A Mexican-American from East Los Angeles, De La Hoya turned professional as "The Golden Boy" under promoter Bob Arum with a first-round knockout of Lamar Williams in November of 1992. That was the beginning of a career during which he garnered 10 title belts and defeated 17 champions over six different weight divisions.
RingTV.com caught up to De La Hoya, a married father of four children and President of Golden Boy Promotions, on the 20th anniversary of that Olympic moment.
De La Hoya reflected on his accomplishment, and also shared his thoughts on the dismal performance of the men's 2012 Team USA, which failed to earn a medal in the current Olympics in London.
"I wanted that gold medal for the United States, and that's what I was most proud of. Standing on top of that podium and listening to the national anthem, that's what it was all about.

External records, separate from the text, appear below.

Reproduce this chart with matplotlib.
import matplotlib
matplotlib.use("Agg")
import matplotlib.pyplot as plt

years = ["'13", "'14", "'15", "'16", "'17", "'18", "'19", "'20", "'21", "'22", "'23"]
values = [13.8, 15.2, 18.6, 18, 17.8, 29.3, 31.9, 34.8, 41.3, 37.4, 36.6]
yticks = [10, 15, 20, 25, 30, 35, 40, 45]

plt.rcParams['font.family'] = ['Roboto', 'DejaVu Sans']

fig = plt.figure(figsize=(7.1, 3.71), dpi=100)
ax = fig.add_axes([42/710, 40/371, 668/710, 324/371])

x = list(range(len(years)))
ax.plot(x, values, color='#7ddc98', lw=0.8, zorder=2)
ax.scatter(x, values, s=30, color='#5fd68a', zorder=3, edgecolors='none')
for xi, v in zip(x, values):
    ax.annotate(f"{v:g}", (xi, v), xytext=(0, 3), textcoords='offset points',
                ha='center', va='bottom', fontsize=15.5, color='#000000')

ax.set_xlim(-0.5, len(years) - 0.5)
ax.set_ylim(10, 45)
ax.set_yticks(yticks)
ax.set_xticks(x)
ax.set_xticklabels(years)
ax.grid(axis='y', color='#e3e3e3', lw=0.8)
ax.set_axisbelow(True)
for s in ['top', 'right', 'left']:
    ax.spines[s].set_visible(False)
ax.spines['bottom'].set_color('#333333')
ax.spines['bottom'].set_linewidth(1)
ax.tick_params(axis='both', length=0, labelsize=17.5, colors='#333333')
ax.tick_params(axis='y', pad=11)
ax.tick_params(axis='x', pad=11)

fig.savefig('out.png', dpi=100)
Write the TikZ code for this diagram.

"Representing my country and winning for the United States. Listening to the national anthem, I was just in shock and numb."
"So I was under a lot of pressure. Right when I left the ring, I mean, the instant that I did that, and NBC came up to interview me, I just broke down. All of the pressure was off of me.
"I was a 19-year-old who had all of the pressure in the world on my shoulders. So to tell you the truth, I didn't know what to think. I was numb and I was in shock.
I couldn't believe it. I couldn't smile. I couldn't be happy. I didn't cry. I was just numb. It was a bittersweet moment. I wanted to make my mom's dream come true.
"Her dream was for her son to win the gold, and so, I wanted to do it and make it happen so badly for her. But I was also thinking, 'why isn't she here to enjoy it?'
"I was thinking that I already had fulfilled my mom's dream of winning the gold medal. So I was thing about riding off into the sunset and forgetting about boxing and move on.
"I was still thinking right then and there that my knew that life was not going to be the same and that it was going to change forever."
On the medal futility of the 2012 American squad:
"Obviously, we didn't medal, at least the men didn't medal. But I feel that there are a lot of talented fighters on the U.S. team who are going to be outstanding professional fighters. So, I still feel as if the sky is the limit for a lot of those young guys."